Take Five with...John Banville

By Administrator RSS Mon, March 12, 2007

John Banville will read tomorrow night (March 13) with Colum McCann at the Central Library at 7:00 p.m. for FREE. His Christine Falls has been called "a triumph, of classical crime fiction, finely, carefully made, not a single false move or wrong word.” Mr. Banville took a few moments to chat with the Free Library Blog and answer some of our most pressing questions.

 

1. What role have libraries played in your life?

 

"I grew up in the 1950s in Wexford, a small town in the south-east of Ireland. It was not the most exciting place or time. For me, the local library - Irish libraries at that time were partly funded by the Carnegie Foundation - was a place of stimulation and self-education, and I spent as much time there as I could. I can still smell the smell of the main bookroom - in fact, it was the only bookroom - a combination of floor polish and book dust. I regret to confess that I once stole a book from the shelves, a fine hardback edition of the poems of Dylan Thomas, which I still have. In reparation, I have left a bequest to Wexford Library in my will, in the hope that I shall be forgiven my misdemeanour."

 

2. What was your favorite childhood book?

 

"I didn't have a favourite, but many favourites. I loved the Just William series by Richmal Crompton - a perfect portrait of English middle-class life in the 1930s and 1940s - and the comedies of P.G. Wodehouse. And, of course, the usual classics, such as Treasure Island and Robinson Crusoe."

 

3. Who is your favorite fictional character?

 

"Goodness, you do ask hard questions.
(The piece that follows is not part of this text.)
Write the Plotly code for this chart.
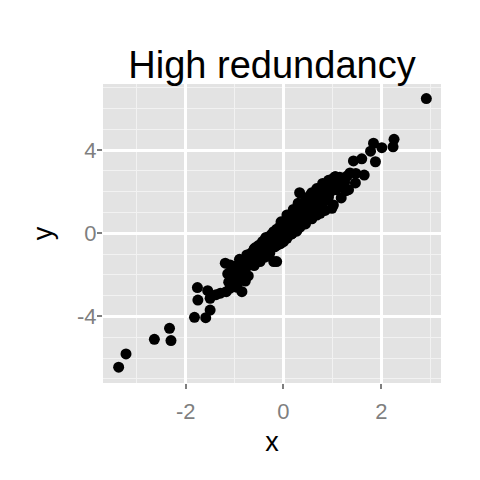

If you mean favourite in the sense of the character being likeable I would choose Leopold Bloom, the quintessential decent man. For interest and intelligence, Adrian Leverkuhn in Thomas Mann's Doctor Faustus. For efficient gangsterism, Richard Stark's Parker."

 

4. Who are the three authors you think everyone should be required to read-which books would you start with?

 

"I don't believe people should be required to read anyone. They should be encouraged to read good writing. For English prose, P.G. Wodehouse is hard to beat. Joyce's Dubliners is perhaps his best book. And in the advanced class, Beckett's late masterpiece, Ill Seen Ill Said, is a moving and beautiful work.

 

5. If you couldn’t write, what other job would you like to have?

 

"If I couldn't write I wouldn't be alive. If by some miracle I had been given a choice before I was born, I would have wished to be a composer."